= What needs to be done =
Repeat exactly the lines running from the first line of the data to the line containing "from matplotlib.patches import Rectangle", both ends included, and nothing else; drop the pictures.

= Extracted information =

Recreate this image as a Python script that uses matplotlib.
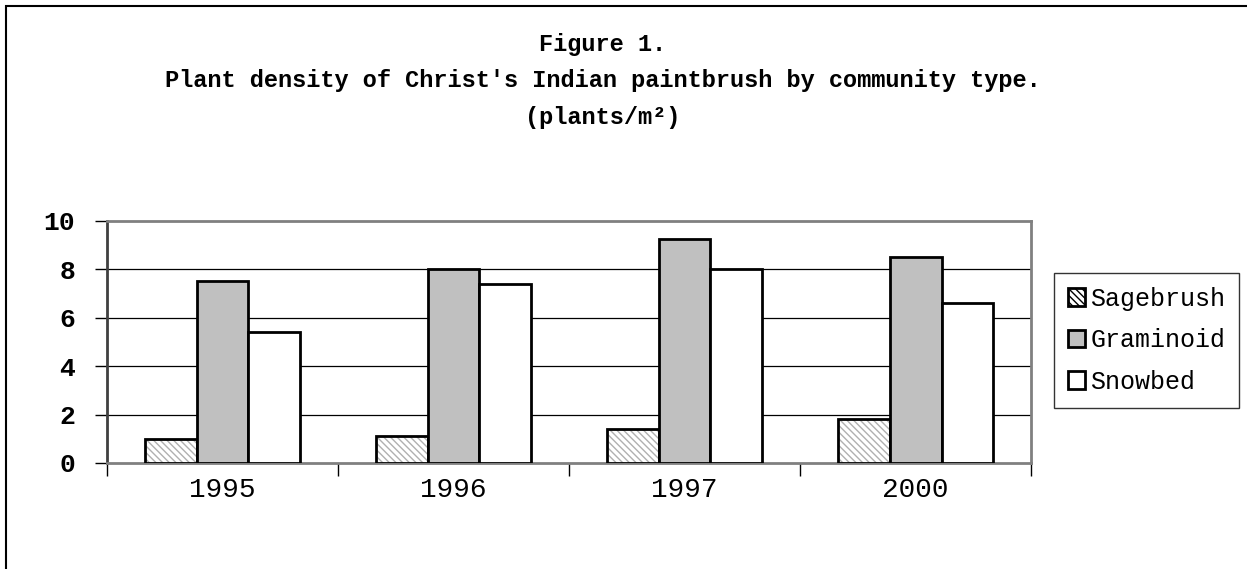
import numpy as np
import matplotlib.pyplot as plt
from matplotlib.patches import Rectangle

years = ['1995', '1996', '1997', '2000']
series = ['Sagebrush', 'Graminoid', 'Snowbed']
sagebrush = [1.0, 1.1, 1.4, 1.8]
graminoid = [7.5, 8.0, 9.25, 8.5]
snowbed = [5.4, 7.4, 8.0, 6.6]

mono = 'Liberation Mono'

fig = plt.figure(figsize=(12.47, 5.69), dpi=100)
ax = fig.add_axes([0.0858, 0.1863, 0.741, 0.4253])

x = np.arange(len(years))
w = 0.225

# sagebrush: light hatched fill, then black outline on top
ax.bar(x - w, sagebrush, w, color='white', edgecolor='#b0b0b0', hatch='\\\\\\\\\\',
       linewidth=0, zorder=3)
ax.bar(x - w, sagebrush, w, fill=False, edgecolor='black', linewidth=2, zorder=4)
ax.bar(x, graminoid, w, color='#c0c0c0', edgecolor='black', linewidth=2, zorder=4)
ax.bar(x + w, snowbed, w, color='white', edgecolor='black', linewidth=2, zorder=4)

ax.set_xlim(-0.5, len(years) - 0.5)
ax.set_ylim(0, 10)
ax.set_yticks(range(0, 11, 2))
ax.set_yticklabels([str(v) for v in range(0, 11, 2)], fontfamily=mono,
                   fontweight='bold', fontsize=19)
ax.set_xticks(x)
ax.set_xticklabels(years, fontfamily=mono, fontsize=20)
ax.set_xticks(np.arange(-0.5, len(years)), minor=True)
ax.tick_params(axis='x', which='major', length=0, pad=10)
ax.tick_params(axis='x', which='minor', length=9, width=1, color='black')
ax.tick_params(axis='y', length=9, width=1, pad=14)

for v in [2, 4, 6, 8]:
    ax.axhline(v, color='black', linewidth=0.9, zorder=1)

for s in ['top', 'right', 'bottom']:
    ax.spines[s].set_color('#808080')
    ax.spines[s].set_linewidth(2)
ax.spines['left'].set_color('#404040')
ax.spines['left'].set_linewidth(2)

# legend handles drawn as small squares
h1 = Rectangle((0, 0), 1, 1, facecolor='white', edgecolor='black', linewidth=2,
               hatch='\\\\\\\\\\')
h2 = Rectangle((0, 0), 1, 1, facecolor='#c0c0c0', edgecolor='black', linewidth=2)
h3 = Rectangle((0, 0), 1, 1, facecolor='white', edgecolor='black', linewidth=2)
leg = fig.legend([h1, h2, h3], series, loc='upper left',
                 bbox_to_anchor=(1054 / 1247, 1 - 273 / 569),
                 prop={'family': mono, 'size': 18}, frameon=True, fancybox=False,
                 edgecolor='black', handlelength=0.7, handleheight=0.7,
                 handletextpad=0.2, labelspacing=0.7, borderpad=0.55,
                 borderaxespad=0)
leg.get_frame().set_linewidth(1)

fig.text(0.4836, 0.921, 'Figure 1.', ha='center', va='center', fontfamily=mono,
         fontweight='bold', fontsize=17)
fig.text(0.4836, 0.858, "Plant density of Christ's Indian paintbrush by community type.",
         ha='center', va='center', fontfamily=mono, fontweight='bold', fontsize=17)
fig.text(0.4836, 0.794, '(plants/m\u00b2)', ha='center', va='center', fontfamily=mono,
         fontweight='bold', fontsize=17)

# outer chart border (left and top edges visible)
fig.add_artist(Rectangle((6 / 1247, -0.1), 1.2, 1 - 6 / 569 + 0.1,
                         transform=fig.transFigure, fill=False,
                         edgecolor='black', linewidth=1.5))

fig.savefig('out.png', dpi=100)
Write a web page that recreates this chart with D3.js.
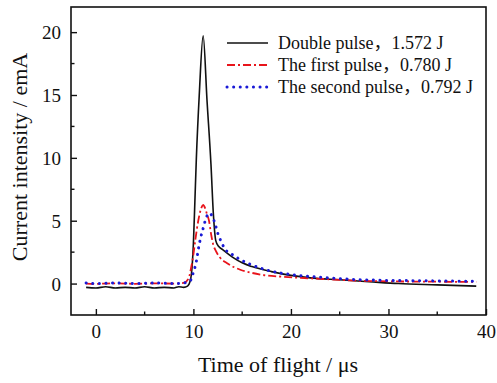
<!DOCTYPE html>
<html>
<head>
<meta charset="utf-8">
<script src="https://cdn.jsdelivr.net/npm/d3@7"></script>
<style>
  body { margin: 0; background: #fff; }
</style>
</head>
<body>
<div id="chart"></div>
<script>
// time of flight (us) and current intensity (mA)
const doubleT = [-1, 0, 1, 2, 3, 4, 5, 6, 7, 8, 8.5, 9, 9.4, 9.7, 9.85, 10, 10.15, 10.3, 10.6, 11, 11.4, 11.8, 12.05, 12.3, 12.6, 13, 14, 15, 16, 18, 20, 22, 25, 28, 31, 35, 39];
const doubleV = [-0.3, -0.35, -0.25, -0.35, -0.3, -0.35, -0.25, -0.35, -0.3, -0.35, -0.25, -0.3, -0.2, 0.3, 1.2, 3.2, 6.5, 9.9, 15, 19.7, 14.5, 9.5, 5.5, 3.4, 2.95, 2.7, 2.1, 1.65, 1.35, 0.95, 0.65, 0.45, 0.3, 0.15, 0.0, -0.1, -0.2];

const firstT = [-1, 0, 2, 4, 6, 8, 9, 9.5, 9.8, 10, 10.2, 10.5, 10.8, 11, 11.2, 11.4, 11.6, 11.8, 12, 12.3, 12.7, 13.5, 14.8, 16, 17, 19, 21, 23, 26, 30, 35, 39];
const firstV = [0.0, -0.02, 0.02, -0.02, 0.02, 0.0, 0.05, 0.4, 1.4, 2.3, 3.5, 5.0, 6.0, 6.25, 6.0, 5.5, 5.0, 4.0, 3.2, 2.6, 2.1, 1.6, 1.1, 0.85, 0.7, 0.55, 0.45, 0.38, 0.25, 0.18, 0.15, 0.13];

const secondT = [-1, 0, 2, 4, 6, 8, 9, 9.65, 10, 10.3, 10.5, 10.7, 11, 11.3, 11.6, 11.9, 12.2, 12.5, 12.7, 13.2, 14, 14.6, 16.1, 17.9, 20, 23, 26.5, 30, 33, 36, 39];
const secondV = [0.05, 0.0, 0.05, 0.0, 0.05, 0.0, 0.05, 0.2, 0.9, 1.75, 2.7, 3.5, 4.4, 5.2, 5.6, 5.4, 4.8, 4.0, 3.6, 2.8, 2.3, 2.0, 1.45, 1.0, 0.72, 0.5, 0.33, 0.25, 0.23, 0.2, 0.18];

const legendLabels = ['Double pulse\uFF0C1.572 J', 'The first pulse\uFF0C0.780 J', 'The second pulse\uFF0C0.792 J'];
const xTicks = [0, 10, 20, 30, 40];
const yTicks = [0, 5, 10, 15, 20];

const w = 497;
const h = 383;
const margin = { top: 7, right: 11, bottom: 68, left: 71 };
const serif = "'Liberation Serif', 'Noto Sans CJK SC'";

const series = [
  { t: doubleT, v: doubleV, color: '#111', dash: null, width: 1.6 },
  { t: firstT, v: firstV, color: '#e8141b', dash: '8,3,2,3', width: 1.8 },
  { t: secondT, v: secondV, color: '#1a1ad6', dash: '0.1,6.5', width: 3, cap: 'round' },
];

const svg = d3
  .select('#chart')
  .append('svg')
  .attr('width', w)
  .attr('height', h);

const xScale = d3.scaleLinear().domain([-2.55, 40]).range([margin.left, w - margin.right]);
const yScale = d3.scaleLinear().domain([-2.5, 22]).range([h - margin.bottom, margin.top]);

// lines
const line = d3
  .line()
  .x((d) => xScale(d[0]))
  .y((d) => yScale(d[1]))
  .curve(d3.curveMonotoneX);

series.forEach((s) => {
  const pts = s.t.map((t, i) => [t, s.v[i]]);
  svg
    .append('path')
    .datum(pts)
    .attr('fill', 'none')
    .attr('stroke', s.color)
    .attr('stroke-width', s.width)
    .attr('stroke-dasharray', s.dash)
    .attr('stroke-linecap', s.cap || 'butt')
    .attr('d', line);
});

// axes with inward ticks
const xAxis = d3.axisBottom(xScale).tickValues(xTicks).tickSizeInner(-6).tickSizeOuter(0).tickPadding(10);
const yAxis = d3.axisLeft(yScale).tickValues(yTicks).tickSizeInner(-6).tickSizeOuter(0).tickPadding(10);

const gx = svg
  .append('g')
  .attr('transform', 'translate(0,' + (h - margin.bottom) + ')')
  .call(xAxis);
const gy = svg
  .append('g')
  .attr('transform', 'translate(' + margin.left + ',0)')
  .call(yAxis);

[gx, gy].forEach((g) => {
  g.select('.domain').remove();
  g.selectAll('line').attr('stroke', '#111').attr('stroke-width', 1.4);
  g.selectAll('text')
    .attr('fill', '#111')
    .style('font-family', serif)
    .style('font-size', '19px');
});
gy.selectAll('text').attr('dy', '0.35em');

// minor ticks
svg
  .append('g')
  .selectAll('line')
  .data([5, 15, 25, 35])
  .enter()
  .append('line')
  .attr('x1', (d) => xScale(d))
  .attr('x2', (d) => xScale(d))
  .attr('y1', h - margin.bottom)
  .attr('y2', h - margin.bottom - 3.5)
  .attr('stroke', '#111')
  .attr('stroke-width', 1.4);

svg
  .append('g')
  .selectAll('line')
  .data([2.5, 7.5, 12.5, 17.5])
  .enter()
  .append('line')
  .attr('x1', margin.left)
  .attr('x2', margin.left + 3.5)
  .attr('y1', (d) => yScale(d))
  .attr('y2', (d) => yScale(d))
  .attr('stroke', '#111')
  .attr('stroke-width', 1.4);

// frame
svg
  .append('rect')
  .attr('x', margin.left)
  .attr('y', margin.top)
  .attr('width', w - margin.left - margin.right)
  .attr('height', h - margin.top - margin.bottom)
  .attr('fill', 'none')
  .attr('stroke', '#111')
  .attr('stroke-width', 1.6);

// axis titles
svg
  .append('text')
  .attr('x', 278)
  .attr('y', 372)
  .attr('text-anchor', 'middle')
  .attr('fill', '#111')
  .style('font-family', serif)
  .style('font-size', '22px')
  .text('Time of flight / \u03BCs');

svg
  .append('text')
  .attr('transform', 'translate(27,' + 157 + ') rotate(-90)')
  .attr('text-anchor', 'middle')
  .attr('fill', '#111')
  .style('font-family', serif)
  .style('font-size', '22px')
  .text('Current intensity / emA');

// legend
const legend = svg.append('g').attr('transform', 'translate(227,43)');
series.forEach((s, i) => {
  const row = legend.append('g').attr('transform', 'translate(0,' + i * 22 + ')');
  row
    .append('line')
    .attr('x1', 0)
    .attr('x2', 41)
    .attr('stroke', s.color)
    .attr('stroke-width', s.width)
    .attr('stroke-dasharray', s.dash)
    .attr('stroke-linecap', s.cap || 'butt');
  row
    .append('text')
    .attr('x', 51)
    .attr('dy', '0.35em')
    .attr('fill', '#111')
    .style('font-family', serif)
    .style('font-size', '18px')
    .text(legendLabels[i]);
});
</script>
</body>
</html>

= The response =
Recreate this image as a Python script that uses matplotlib.
import numpy as np
import matplotlib.pyplot as plt
from matplotlib.patches import Rectangle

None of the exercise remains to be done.